■ WHAT TO WORK ON: Copy out the listing in full, exactly as written, but not its pictures.

■ DATA PROVIDED:
'''

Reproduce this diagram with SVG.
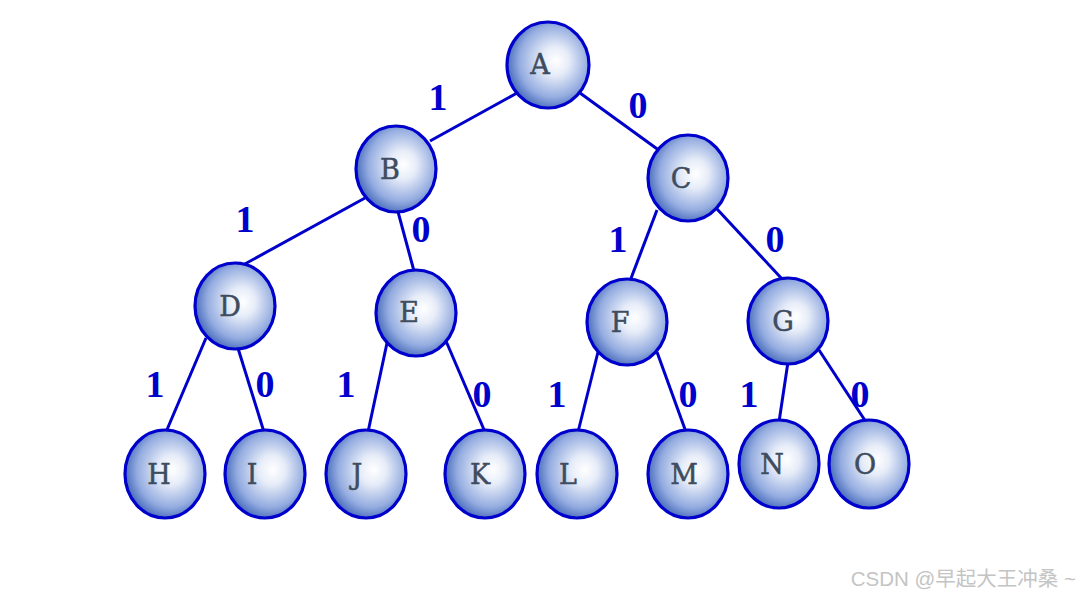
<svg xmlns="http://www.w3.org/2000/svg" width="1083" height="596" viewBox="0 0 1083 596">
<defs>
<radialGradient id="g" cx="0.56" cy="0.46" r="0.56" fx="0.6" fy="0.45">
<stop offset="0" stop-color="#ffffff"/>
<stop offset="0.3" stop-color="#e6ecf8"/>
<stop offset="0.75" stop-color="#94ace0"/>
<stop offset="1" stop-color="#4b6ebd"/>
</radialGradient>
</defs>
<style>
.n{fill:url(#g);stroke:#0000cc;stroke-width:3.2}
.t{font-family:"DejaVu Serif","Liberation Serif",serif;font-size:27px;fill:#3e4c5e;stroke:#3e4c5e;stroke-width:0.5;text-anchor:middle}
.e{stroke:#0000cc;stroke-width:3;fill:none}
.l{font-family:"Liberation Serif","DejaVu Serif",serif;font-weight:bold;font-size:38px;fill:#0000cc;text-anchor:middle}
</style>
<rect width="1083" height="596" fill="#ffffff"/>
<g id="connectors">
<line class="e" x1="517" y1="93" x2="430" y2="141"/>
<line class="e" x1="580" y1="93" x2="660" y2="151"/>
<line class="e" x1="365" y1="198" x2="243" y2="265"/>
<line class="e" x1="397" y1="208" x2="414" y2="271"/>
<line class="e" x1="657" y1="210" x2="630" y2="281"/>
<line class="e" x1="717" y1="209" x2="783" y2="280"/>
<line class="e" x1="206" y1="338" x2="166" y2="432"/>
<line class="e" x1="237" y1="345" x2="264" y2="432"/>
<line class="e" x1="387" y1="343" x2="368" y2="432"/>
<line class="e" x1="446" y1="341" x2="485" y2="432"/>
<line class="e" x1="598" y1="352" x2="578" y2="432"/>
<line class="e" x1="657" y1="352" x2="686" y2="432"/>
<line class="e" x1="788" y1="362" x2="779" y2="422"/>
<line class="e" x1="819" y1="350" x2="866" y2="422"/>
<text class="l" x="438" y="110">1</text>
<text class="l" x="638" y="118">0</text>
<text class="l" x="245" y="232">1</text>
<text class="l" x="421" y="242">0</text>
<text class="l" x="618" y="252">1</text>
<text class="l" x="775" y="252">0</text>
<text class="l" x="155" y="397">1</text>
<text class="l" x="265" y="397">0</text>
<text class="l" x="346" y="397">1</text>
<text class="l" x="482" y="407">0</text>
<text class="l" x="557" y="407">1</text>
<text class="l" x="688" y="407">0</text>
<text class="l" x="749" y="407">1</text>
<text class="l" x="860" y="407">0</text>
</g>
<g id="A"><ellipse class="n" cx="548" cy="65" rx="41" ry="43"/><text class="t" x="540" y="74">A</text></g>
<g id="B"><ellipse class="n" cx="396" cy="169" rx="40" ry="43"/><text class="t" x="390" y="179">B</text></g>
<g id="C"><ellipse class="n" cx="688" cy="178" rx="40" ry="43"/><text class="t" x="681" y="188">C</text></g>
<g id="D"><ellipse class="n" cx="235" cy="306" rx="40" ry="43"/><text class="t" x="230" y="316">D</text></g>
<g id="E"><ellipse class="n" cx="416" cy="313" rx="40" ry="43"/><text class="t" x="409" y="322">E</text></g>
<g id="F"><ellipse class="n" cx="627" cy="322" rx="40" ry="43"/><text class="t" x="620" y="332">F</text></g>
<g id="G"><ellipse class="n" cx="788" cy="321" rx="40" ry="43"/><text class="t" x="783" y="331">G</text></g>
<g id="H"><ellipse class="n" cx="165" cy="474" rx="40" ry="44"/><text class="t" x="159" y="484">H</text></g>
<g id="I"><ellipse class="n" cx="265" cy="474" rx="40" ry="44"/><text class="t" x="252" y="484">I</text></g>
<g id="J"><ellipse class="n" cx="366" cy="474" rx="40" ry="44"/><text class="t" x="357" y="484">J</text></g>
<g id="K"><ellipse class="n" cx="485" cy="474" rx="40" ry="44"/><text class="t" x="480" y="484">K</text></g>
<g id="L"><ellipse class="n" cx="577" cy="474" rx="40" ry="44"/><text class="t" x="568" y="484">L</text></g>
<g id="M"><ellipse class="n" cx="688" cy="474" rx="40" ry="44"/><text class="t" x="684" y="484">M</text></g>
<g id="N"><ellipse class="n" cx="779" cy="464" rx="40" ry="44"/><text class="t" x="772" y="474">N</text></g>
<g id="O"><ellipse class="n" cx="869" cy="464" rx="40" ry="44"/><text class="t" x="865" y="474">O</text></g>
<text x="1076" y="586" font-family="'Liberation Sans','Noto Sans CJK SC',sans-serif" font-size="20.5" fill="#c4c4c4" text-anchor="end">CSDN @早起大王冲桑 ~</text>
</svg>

'''

■ TASK OUTPUT:
Reproduce this diagram with SVG.
<svg xmlns="http://www.w3.org/2000/svg" width="1083" height="596" viewBox="0 0 1083 596">
<defs>
<radialGradient id="g" cx="0.56" cy="0.46" r="0.56" fx="0.6" fy="0.45">
<stop offset="0" stop-color="#ffffff"/>
<stop offset="0.3" stop-color="#e6ecf8"/>
<stop offset="0.75" stop-color="#94ace0"/>
<stop offset="1" stop-color="#4b6ebd"/>
</radialGradient>
</defs>
<style>
.n{fill:url(#g);stroke:#0000cc;stroke-width:3.2}
.t{font-family:"DejaVu Serif","Liberation Serif",serif;font-size:27px;fill:#3e4c5e;stroke:#3e4c5e;stroke-width:0.5;text-anchor:middle}
.e{stroke:#0000cc;stroke-width:3;fill:none}
.l{font-family:"Liberation Serif","DejaVu Serif",serif;font-weight:bold;font-size:38px;fill:#0000cc;text-anchor:middle}
</style>
<rect width="1083" height="596" fill="#ffffff"/>
<g id="connectors">
<line class="e" x1="517" y1="93" x2="430" y2="141"/>
<line class="e" x1="580" y1="93" x2="660" y2="151"/>
<line class="e" x1="365" y1="198" x2="243" y2="265"/>
<line class="e" x1="397" y1="208" x2="414" y2="271"/>
<line class="e" x1="657" y1="210" x2="630" y2="281"/>
<line class="e" x1="717" y1="209" x2="783" y2="280"/>
<line class="e" x1="206" y1="338" x2="166" y2="432"/>
<line class="e" x1="237" y1="345" x2="264" y2="432"/>
<line class="e" x1="387" y1="343" x2="368" y2="432"/>
<line class="e" x1="446" y1="341" x2="485" y2="432"/>
<line class="e" x1="598" y1="352" x2="578" y2="432"/>
<line class="e" x1="657" y1="352" x2="686" y2="432"/>
<line class="e" x1="788" y1="362" x2="779" y2="422"/>
<line class="e" x1="819" y1="350" x2="866" y2="422"/>
<text class="l" x="438" y="110">1</text>
<text class="l" x="638" y="118">0</text>
<text class="l" x="245" y="232">1</text>
<text class="l" x="421" y="242">0</text>
<text class="l" x="618" y="252">1</text>
<text class="l" x="775" y="252">0</text>
<text class="l" x="155" y="397">1</text>
<text class="l" x="265" y="397">0</text>
<text class="l" x="346" y="397">1</text>
<text class="l" x="482" y="407">0</text>
<text class="l" x="557" y="407">1</text>
<text class="l" x="688" y="407">0</text>
<text class="l" x="749" y="407">1</text>
<text class="l" x="860" y="407">0</text>
</g>
<g id="A"><ellipse class="n" cx="548" cy="65" rx="41" ry="43"/><text class="t" x="540" y="74">A</text></g>
<g id="B"><ellipse class="n" cx="396" cy="169" rx="40" ry="43"/><text class="t" x="390" y="179">B</text></g>
<g id="C"><ellipse class="n" cx="688" cy="178" rx="40" ry="43"/><text class="t" x="681" y="188">C</text></g>
<g id="D"><ellipse class="n" cx="235" cy="306" rx="40" ry="43"/><text class="t" x="230" y="316">D</text></g>
<g id="E"><ellipse class="n" cx="416" cy="313" rx="40" ry="43"/><text class="t" x="409" y="322">E</text></g>
<g id="F"><ellipse class="n" cx="627" cy="322" rx="40" ry="43"/><text class="t" x="620" y="332">F</text></g>
<g id="G"><ellipse class="n" cx="788" cy="321" rx="40" ry="43"/><text class="t" x="783" y="331">G</text></g>
<g id="H"><ellipse class="n" cx="165" cy="474" rx="40" ry="44"/><text class="t" x="159" y="484">H</text></g>
<g id="I"><ellipse class="n" cx="265" cy="474" rx="40" ry="44"/><text class="t" x="252" y="484">I</text></g>
<g id="J"><ellipse class="n" cx="366" cy="474" rx="40" ry="44"/><text class="t" x="357" y="484">J</text></g>
<g id="K"><ellipse class="n" cx="485" cy="474" rx="40" ry="44"/><text class="t" x="480" y="484">K</text></g>
<g id="L"><ellipse class="n" cx="577" cy="474" rx="40" ry="44"/><text class="t" x="568" y="484">L</text></g>
<g id="M"><ellipse class="n" cx="688" cy="474" rx="40" ry="44"/><text class="t" x="684" y="484">M</text></g>
<g id="N"><ellipse class="n" cx="779" cy="464" rx="40" ry="44"/><text class="t" x="772" y="474">N</text></g>
<g id="O"><ellipse class="n" cx="869" cy="464" rx="40" ry="44"/><text class="t" x="865" y="474">O</text></g>
<text x="1076" y="586" font-family="'Liberation Sans','Noto Sans CJK SC',sans-serif" font-size="20.5" fill="#c4c4c4" text-anchor="end">CSDN @早起大王冲桑 ~</text>
</svg>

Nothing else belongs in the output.